Nov 17, 2009

Pillow Queen

Training: 1) Open hand, 1-arm, Easy Side Top Sloper
5X10s

2) 1/2 crimp, 2-arm, Hard Side Middle sloper
5x10s

Hard Side, Get Strong
(Ignore the hightops, my trad climber stays in the closet.)

Notes: At my home board, Pusher Power Junkie (the best hangboard). I felt like increasing the volume (increase sets and time under tension) and lower the intensity (increase hold size), intuitive training decision. I need a big change, e.g. a great project, a roadtrip, or a homeboard. I'm dangerously close to a plateau.

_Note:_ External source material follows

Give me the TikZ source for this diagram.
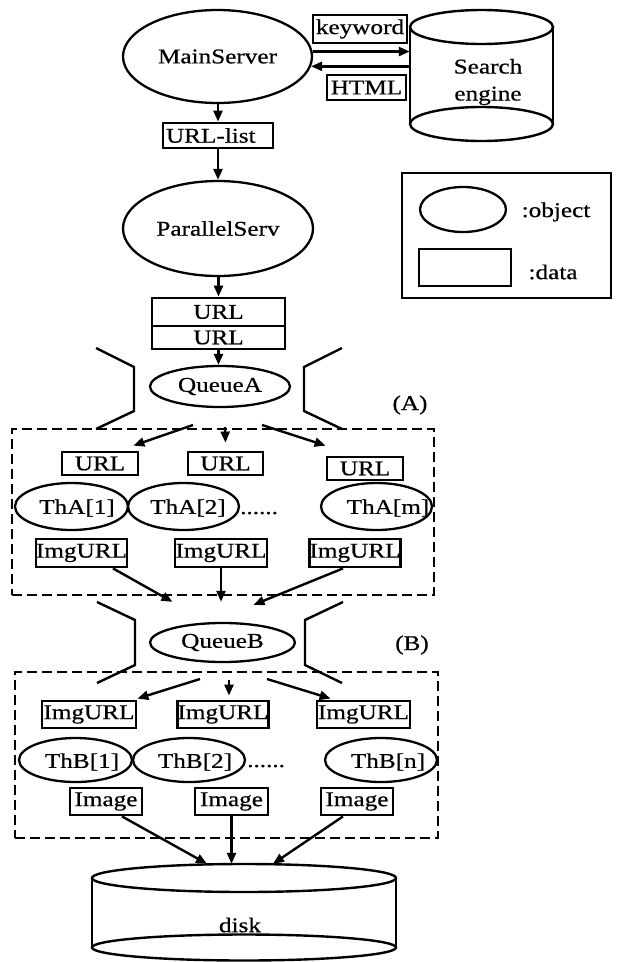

An offhand remark on Military Athlete lead me to Vern Gambetta. His whole blog, especially this post got me thinking about strength and conditioning for climbing. For example, another climbing strength and conditioning coach advocates 20 minute pull-up only workouts and 4 minutes on/4 minutes off climbing interval. What are you training with that? Who needs to do that many pull-ups? Whose redpoint burn lasts 4 minutes? This guy redpoints a 9a in less time, including shaking out. In addition, he barely does anything resembling a pull-up. Most climbs are little bits of serious business (with some medium bits before/after), then onroute recovery. Your train should reflect that.